The 13 poems that make up The Bouquet were a huge inspiration to Czech artists during the national cultural revival, and they’ve remained a central piece of Czech literature for more than 150 years. Most interestingly, they are not fuzzy bedside stories, but tales of horror that pit average people against terrifying forces of nature and the imagination, with the people in most cases losing out and suffering disproportionately.

I will call Dvořák’s cycle The Bouquet here, though the composer only named the individual pieces the four individual pieces that he took from the collection.

Vodník – The Water Goblin

The first of the pieces is The Water Goblin, a popular character in Central European folklore, despite the fact that his business is to drag people under the water and put their souls in cups. The poem begins with the creature sitting by the pond on a willow stump, sewing is wedding clothes. Meanwhile a local maiden is setting out to wash her clothes in the pond, when her mother warns her of a dream she had, and entreats her to stay away from the water. Just as the girl dips the first piece of clothing in the water, the pier beneath her breaks.

The maiden lives beneath the water as the goblin’s wife, and bears him a son that the creature loves, but yet she yearns for her mother and begs to visit her. The goblin eventually relents and grants her wish, on the condition that she return to him in time. When, of course, she does not return, the goblin comes for her. Her mother has convinced her that the goblin is a murderer, they refuse to leave the cottage and demand that he bring the child to them. Their wish is fulfilled – the baby is brought to the cottage, and thrown at the door with a bang, blood seeps over the threshold, the child’s head has been torn from its body. The piece ends with the water goblin disappearing back into the misery of the pond.

Polednice – The Noon Witch

The Noon Witch
The next of the blossoms in Dvořák’s Bouquet is another character from the collective mythology of Slavic cultures.
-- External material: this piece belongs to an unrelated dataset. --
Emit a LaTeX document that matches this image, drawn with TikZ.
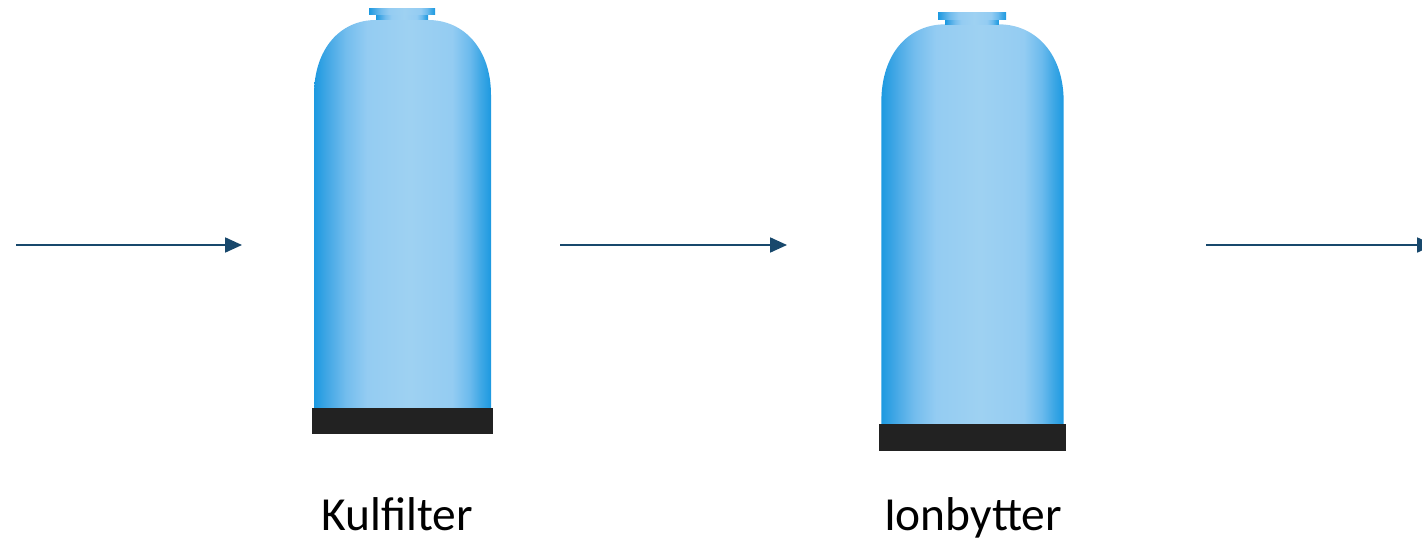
\documentclass[tikz,border=0pt]{standalone}
\usepackage{fontspec}
\setmainfont{Carlito}
\usetikzlibrary{arrows.meta}

\definecolor{flowblue}{RGB}{24,72,108}
\definecolor{basegray}{RGB}{34,34,34}

% tank body, dark at the sides and light in the middle
\pgfdeclarehorizontalshading{tankbody}{100bp}{%
  rgb(0bp)=(0.11,0.60,0.88); rgb(25bp)=(0.11,0.60,0.88);
  rgb(29bp)=(0.27,0.66,0.90); rgb(34bp)=(0.45,0.74,0.93);
  rgb(40bp)=(0.58,0.80,0.95); rgb(52bp)=(0.62,0.82,0.95);
  rgb(64bp)=(0.58,0.80,0.95); rgb(69bp)=(0.42,0.73,0.93);
  rgb(72bp)=(0.25,0.66,0.90); rgb(75bp)=(0.11,0.60,0.88);
  rgb(100bp)=(0.11,0.60,0.88)}

\tikzset{
  flow/.style={-{Triangle[length=9.6pt,width=8.5pt]}, line width=1.1pt, draw=flowblue},
  tankname/.style={anchor=base, font=\fontsize{27}{32}\selectfont},
  tank/.pic={
    % body with domed top
    \shade[shading=tankbody] (-88,399) -- (-88,86)
      .. controls (-88,40) and (-62,11) .. (-26,11) -- (26,11)
      .. controls (62,11) and (89,40) .. (89,86) -- (89,399) -- cycle;
    % neck and cap
    \shade[shading=tankbody] (-26,6) rectangle (26,11);
    \shade[shading=tankbody] (-33,0) rectangle (33,6);
    % foot
    \fill[basegray] (-90,399) rectangle (91,425);
  }
}

\begin{document}
\begin{tikzpicture}[x=0.02cm, y=-0.02cm]
  \useasboundingbox (0,0) rectangle (1422,544);

  \pic at (402,9) {tank};
  \pic[scale=1.03] at (972,13) {tank};

  \node[tankname] (kulfilter) at (397,530) {Kulfilter};
  \node[tankname] (ionbytter) at (973,530) {Ionbytter};

  \coordinate (feed) at (16,245);
  \coordinate (feedtip) at (242,245);
  \coordinate (mid) at (560,245);
  \coordinate (midtip) at (787,245);
  \coordinate (out) at (1206,245);
  \coordinate (outtip) at (1434,245);

  \draw[flow] (feed) -- (feedtip);
  \draw[flow] (mid) -- (midtip);
  \draw[flow] (out) -- (outtip);
\end{tikzpicture}
\end{document}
The Noon Witch is a nasty old lady who appears in the fields at the hottest time of the day. She carries a reaper and asks questions of people, generally children. If they answer incorrectly, she strikes them down. Best then if Czech children stay out of the hot sun and away from the crops.

In Erben’s poem, a mother is trying to ready lunch before her husband comes home, and her child is having what we call today a temper tantrum. She warns the wailing child that if he doesn’t stop the Noon Witch will come, but the child pays no attention. Noon strikes, and who comes into the kitchen but the magical old hag. The mother is in horror that her threat has materialised, she falls into prayer gripping her child in her arms. When she opens her eyes there is no witch, but only her husband, who finds she has choked the child to death in her terrified embrace.
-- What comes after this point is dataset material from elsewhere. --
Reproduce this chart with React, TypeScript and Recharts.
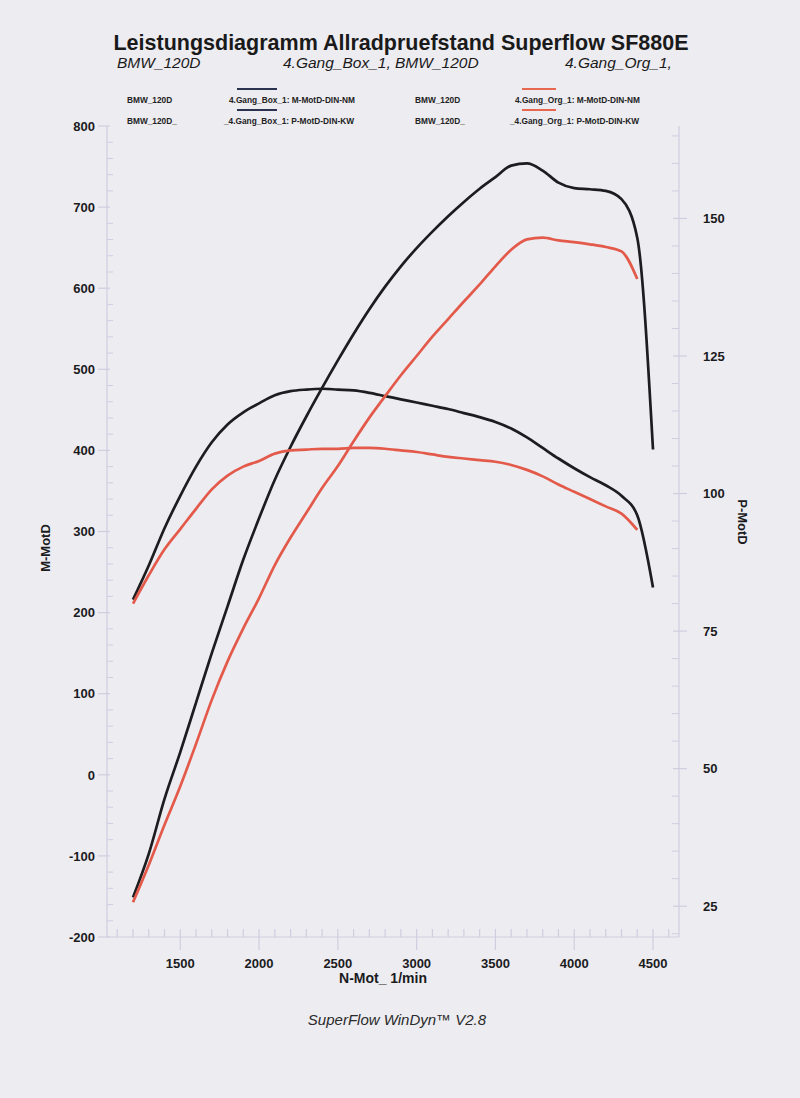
import React from "react";
import { LineChart, Line, XAxis, YAxis } from "recharts";

// Drehzahl (1/min)
const RPM = [
  1200, 1300, 1400, 1500, 1600, 1700, 1800, 1900, 2000, 2100, 2200, 2300,
  2400, 2500, 2600, 2700, 2800, 2900, 3000, 3100, 3200, 3300, 3400, 3500,
  3600, 3700, 3800, 3900, 4000, 4100, 4200, 4300, 4400, 4500,
];

// 4.Gang_Box_1 (schwarz)
const BOX_TORQUE = [
  216, 258, 304, 344, 380, 410, 432, 447, 458, 468, 473, 475,
  476, 475, 474, 471, 467, 463, 459, 455, 451, 446, 441, 435,
  427, 416, 403, 390, 378, 367, 357, 344, 320, 231,
];
const BOX_POWER = [
  26.6, 34.5, 44.5, 53, 62, 71, 79.5, 88, 95.5, 102.5, 108.5, 114,
  119.2, 124.2, 129, 133.5, 137.6, 141.3, 144.6, 147.6, 150.4, 153, 155.4, 157.5,
  159.6, 160, 158.7, 156.5, 155.5, 155.3, 155, 153.5, 146.5, 108,
];

// 4.Gang_Org_1 (rot)
const ORG_TORQUE = [
  211, 246, 278, 303, 328, 352, 369, 380, 387, 396, 400, 401,
  402, 402, 403, 403, 402, 400, 398, 395, 392, 390, 388, 386,
  382, 376, 368, 358, 349, 340, 331, 322, 302,
];
const ORG_POWER = [
  25.7, 32.5, 39.8, 46.8, 54.5, 62.5, 69.5, 75.5, 81, 87, 92, 96.5,
  101, 105, 109.5, 113.8, 117.7, 121.5, 125, 128.5, 131.7, 134.9, 138, 141.3,
  144.3, 146.2, 146.5, 146, 145.7, 145.3, 144.8, 144, 139,
];

const X_TICKS = [1500, 2000, 2500, 3000, 3500, 4000, 4500];
const M_TICKS = [-200, -100, 0, 100, 200, 300, 400, 500, 600, 700, 800];
const P_TICKS = [25, 50, 75, 100, 125, 150];

const range = (from: number, to: number, step: number) => {
  const out: number[] = [];
  for (let v = from; v <= to + 1e-9; v += step) out.push(Math.round(v * 10) / 10);
  return out;
};
const X_ALL = range(1100, 4600, 100);
const M_ALL = range(-200, 800, 20);
const P_ALL = range(20, 165, 5);

const data = RPM.map((rpm, i) => ({
  rpm,
  boxT: BOX_TORQUE[i],
  boxP: BOX_POWER[i],
  orgT: ORG_TORQUE[i],
  orgP: ORG_POWER[i],
}));

const AXIS = "#cfcee0";
const INK = "#1b1b1d";
const BLACK = "#1d1d20";
const RED = "#e35a4b";
const FONT = "'Liberation Sans', Arial, sans-serif";

const XTick = (props: any) => {
  const { x, y, payload } = props;
  const major = X_TICKS.includes(payload.value);
  return (
    <g>
      <line x1={x} x2={x} y1={y - 8} y2={major ? y + 13 : y} stroke={AXIS} strokeWidth={1.2} />
      {major && (
        <text x={x} y={y + 31} textAnchor="middle" fontFamily={FONT} fontWeight="bold" fontSize={13} fill={INK}>
          {payload.value}
        </text>
      )}
    </g>
  );
};

const MTick = (props: any) => {
  const { x, y, payload } = props;
  const major = M_TICKS.includes(payload.value);
  return (
    <g>
      {major ? (
        <line x1={x - 9} x2={x + 3} y1={y} y2={y} stroke={AXIS} strokeWidth={1.2} />
      ) : (
        <line x1={x} x2={x + 6} y1={y} y2={y} stroke={AXIS} strokeWidth={1} />
      )}
      {major && (
        <text x={x - 12} y={y + 4.7} textAnchor="end" fontFamily={FONT} fontWeight="bold" fontSize={13} fill={INK}>
          {payload.value}
        </text>
      )}
    </g>
  );
};

const PTick = (props: any) => {
  const { x, y, payload } = props;
  const major = P_TICKS.includes(payload.value);
  return (
    <g>
      {major ? (
        <line x1={x - 6} x2={x + 8} y1={y} y2={y} stroke={AXIS} strokeWidth={1.2} />
      ) : (
        <line x1={x - 7} x2={x} y1={y} y2={y} stroke={AXIS} strokeWidth={1} />
      )}
      {major && (
        <text x={x + 24} y={y + 4.7} textAnchor="start" fontFamily={FONT} fontWeight="bold" fontSize={13} fill={INK}>
          {payload.value}
        </text>
      )}
    </g>
  );
};

const legendText = { fontFamily: FONT, fontWeight: "bold" as const, fontSize: 8.3, fill: "#222" };

export default function App() {
  return (
    <div style={{ position: "absolute", left: 0, top: 0, width: 800, height: 1098, background: "#edecf1", overflow: "hidden" }}>
      <LineChart width={800} height={1098} data={data} margin={{ top: 126, right: 0, bottom: 0, left: 0 }}>
        <XAxis
          dataKey="rpm"
          type="number"
          domain={[1035, 4665]}
          allowDataOverflow
          ticks={X_ALL}
          interval={0}
          height={161}
          tickSize={0}
          tickMargin={0}
          tickLine={false}
          axisLine={{ stroke: AXIS, strokeWidth: 1.2 }}
          tick={<XTick />}
        />
        <YAxis
          yAxisId="m"
          orientation="left"
          type="number"
          domain={[-200, 800]}
          allowDataOverflow
          ticks={M_ALL}
          interval={0}
          width={107}
          tickSize={0}
          tickMargin={0}
          tickLine={false}
          axisLine={{ stroke: AXIS, strokeWidth: 1.2 }}
          tick={<MTick />}
        />
        <YAxis
          yAxisId="p"
          orientation="right"
          type="number"
          domain={[19.4, 166.8]}
          allowDataOverflow
          ticks={P_ALL}
          interval={0}
          width={121}
          tickSize={0}
          tickMargin={0}
          tickLine={false}
          axisLine={{ stroke: AXIS, strokeWidth: 1.2 }}
          tick={<PTick />}
        />
        <Line yAxisId="m" dataKey="boxT" type="monotone" stroke={BLACK} strokeWidth={2.7} dot={false} isAnimationActive={false} />
        <Line yAxisId="p" dataKey="boxP" type="monotone" stroke={BLACK} strokeWidth={2.7} dot={false} isAnimationActive={false} />
        <Line yAxisId="m" dataKey="orgT" type="monotone" stroke={RED} strokeWidth={2.7} dot={false} isAnimationActive={false} />
        <Line yAxisId="p" dataKey="orgP" type="monotone" stroke={RED} strokeWidth={2.7} dot={false} isAnimationActive={false} />
      </LineChart>

      <svg width={800} height={1098} style={{ position: "absolute", left: 0, top: 0, pointerEvents: "none" }}>
        <text x={401} y={50} textAnchor="middle" fontFamily={FONT} fontWeight="bold" fontSize={21.5} fill="#1a1a1a">
          Leistungsdiagramm Allradpruefstand Superflow SF880E
        </text>
        <g fontFamily={FONT} fontStyle="italic" fontSize={15.5} fill="#1a1a1a">
          <text x={117} y={67.5}>BMW_120D</text>
          <text x={283} y={67.5}>4.Gang_Box_1, BMW_120D</text>
          <text x={565} y={67.5}>4.Gang_Org_1,</text>
        </g>

        <line x1={237} x2={277} y1={89} y2={89} stroke="#2c3350" strokeWidth={2} />
        <line x1={237} x2={277} y1={110} y2={110} stroke="#2c3350" strokeWidth={2} />
        <line x1={522} x2={556} y1={89} y2={89} stroke="#e8684f" strokeWidth={2} />
        <line x1={522} x2={556} y1={110} y2={110} stroke="#e8684f" strokeWidth={2} />
        <text x={127} y={103} {...legendText}>BMW_120D</text>
        <text x={229} y={103} {...legendText}>4.Gang_Box_1: M-MotD-DIN-NM</text>
        <text x={415} y={103} {...legendText}>BMW_120D</text>
        <text x={515} y={103} {...legendText}>4.Gang_Org_1: M-MotD-DIN-NM</text>
        <text x={127} y={124} {...legendText}>BMW_120D_</text>
        <text x={224} y={124} {...legendText}>_4.Gang_Box_1: P-MotD-DIN-KW</text>
        <text x={415} y={124} {...legendText}>BMW_120D_</text>
        <text x={510} y={124} {...legendText}>_4.Gang_Org_1: P-MotD-DIN-KW</text>

        <text x={383} y={983} textAnchor="middle" fontFamily={FONT} fontWeight="bold" fontSize={14} fill={INK}>
          N-Mot_ 1/min
        </text>
        <text transform="translate(50,548) rotate(-90)" textAnchor="middle" fontFamily={FONT} fontWeight="bold" fontSize={13} fill={INK}>
          M-MotD
        </text>
        <text transform="translate(738,522) rotate(90)" textAnchor="middle" fontFamily={FONT} fontWeight="bold" fontSize={13} fill={INK}>
          P-MotD
        </text>

        <text x={397} y={1025} textAnchor="middle" fontFamily={FONT} fontStyle="italic" fontSize={15} fill="#2a2a2a">
          SuperFlow WinDyn™ V2.8
        </text>
      </svg>
    </div>
  );
}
Zlatý Kolovrat – The Golden Spinning Wheel

The Golden Spinning Wheel is probably the most famous of the poems, and likewise the most gruesome. The ballad, and Dvořák’s music, begin pleasantly enough.
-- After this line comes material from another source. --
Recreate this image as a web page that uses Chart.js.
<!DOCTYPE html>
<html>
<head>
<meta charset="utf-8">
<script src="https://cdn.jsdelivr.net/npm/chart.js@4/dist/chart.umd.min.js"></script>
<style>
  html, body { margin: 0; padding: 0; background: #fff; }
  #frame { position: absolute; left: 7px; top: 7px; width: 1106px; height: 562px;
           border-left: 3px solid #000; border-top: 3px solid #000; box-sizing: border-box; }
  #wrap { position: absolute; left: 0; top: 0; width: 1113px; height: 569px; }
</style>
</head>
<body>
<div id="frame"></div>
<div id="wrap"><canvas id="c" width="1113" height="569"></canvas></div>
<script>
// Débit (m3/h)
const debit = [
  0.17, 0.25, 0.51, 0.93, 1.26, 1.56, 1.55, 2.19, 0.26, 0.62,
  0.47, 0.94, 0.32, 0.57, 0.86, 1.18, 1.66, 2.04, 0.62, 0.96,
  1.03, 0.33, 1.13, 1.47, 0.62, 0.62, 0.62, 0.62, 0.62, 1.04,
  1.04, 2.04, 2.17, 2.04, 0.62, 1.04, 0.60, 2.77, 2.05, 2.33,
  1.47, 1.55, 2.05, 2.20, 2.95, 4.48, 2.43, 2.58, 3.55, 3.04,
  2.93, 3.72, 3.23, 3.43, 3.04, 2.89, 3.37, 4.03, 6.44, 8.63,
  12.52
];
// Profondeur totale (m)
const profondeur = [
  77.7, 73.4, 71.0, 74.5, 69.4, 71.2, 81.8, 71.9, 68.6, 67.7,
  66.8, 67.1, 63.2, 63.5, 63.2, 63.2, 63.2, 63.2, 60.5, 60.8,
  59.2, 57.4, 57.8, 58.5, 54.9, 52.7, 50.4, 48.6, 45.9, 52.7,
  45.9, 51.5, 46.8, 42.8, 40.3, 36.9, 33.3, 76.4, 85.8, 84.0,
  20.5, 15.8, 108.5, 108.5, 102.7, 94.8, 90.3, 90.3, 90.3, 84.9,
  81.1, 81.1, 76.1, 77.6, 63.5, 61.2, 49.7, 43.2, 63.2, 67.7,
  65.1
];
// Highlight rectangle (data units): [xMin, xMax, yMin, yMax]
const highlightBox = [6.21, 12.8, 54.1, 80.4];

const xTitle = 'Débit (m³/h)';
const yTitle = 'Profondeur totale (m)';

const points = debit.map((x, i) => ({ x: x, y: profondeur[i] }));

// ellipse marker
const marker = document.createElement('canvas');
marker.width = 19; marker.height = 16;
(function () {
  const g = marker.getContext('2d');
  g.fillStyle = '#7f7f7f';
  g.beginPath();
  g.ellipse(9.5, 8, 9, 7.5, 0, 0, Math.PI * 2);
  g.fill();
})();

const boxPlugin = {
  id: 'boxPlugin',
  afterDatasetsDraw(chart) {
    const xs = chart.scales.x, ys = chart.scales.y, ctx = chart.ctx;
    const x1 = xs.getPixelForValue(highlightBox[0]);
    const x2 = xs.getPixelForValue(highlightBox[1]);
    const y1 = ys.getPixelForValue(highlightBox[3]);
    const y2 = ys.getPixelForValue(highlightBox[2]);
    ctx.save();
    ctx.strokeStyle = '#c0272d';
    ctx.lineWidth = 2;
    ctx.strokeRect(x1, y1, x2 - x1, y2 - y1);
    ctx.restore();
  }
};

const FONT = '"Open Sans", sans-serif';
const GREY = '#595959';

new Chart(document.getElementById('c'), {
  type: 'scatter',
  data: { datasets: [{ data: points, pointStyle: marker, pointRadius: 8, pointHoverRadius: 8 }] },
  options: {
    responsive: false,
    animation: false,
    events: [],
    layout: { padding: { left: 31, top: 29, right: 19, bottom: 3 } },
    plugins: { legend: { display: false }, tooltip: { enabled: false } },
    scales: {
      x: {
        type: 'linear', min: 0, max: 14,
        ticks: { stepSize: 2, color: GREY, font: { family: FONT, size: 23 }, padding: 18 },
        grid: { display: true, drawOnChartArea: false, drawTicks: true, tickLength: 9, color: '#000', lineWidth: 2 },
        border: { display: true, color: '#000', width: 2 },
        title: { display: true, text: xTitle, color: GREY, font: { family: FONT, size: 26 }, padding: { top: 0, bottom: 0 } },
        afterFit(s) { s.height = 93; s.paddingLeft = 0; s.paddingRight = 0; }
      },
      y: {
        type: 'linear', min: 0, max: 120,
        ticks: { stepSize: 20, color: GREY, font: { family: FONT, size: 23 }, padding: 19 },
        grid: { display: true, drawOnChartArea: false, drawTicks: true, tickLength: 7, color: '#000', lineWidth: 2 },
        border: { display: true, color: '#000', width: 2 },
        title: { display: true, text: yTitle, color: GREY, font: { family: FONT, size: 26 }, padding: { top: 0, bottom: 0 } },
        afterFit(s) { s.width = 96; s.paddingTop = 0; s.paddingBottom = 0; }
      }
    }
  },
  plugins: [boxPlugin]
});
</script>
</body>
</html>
The king is hunting in the forest, and taken by thirst, he stops at a cottage for refreshment. There he meets a beautiful damsel, Dora, and – apparently with regal resolve – promptly asks her to marry him. Enter the wicked step-mother, who offers the king her own daughter instead. The king will not hear of it, and orders the woman to bring her step-daughter to the castle the next day.

The mother and step-sister resolve the situation by murdering Dora in the forest, cutting off her limbs and pulling out her eyes. The king is tricked into marrying the wicked step-sister, and leaves her spinning thread while he goes off to battle.

Back in the forest, a strange old man finds the trunk of Dora’s body, deduces the situation, and sends his page to the castle to retrieve the body parts for a golden spinning wheel. Once he has them, he puts Dora back together with the help of some water of life.

When the king returns, he asks his wife to show him how the golden spinning wheel spins gold thread. The spinning wheel itself though has a plan if its own, and it tells the king what the wicked woman and her daughter have done with his beloved. The king finds Dora in the forest, and punishes the frauds – how else – by chopping off their limbs and cutting out their eyes.

Holoubek – The Wild Dove

A young widow is mourning the loss of her dead husband, when a dashing young man with a feather in his hat comes by and asks her for her hand in marriage. For the first day she weeps. On the second day she is quiet, and on the third her grief has passed. The wedding takes place, it is a noisy and boisterous affair. Holding the woman in his arms, the groom bids her to laugh and embrace him and to kiss him, promising that the dead hear nothing, and do not rise from their graves.

A wild dove on a tree above the dead husband’s grave thinks otherwise. It sits in the branches over the grave, and coos whenever the woman passes by. Maybe it’s just cooing as a pigeons in trees tend to do, but the woman hears indictments of her guilt, she feels that everyone hears it. One day she can no longer bear the torment of her conscience, and she drowns herself in a nearby stream.